Now consider HG — the hypothesis that all emeralds are green. This corresponds to the single sequence where all n emeralds are green (k=n). How many ways are there to arrange n green emeralds among n slots? Only one. Since n-choose-k = 1, exchangeability imposes no upper bound derived from combinatorics. P(All Green) = 1 is perfectly compatible with exchangeability. So, the same principle (exchangeability), derived from plausible assumptions about ideal induction, yields an asymmetry: it imposes a potentially severe upper limit on the prior probability of “all emeralds are grue,” but places no such limit on the prior probability of “all emeralds are green.”

Goodman’s New Riddle reveals a crack in the intuitive foundations of induction. Titelbaum persuasively argues that the bare evidence often isn’t enough to guide our projections; some prior bias, some subjective element, is needed to bridge the gap. This subjectivist perspective acknowledges the limits of purely objective, evidence-driven inference.

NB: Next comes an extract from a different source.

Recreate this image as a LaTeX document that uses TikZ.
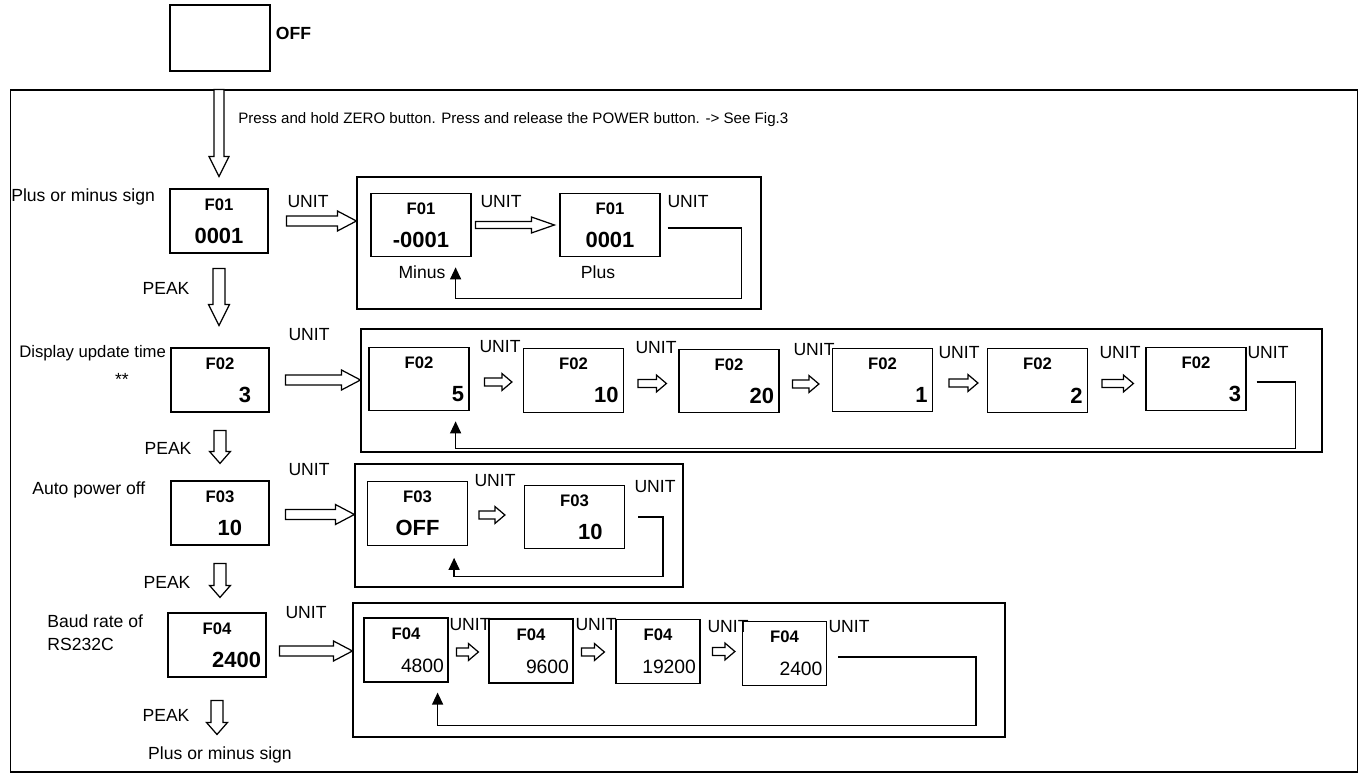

However, Neth provides a crucial counterpoint to the idea that this subjective element must be wholly arbitrary. By reasoning from the nature of ideal inductive scenarios — random sampling and the probabilistic independence of properties like green from the observation process — we find, Neth suggests, a principled, non-linguistic reason to break the symmetry between green and grue. The resulting exchangeability for green forces the prior probability for the highly specific all-grue hypothesis to be low, while leaving the all-green hypothesis unconstrained. While our conclusions still depend on our priors (or other subjective factors), Neth shows we can have rational grounds to set those priors in a way that strongly disfavors gruesome predicates from the outset. The evidence might not be enough on its own, but the assumptions we rationally bring to that evidence give green the winning edge.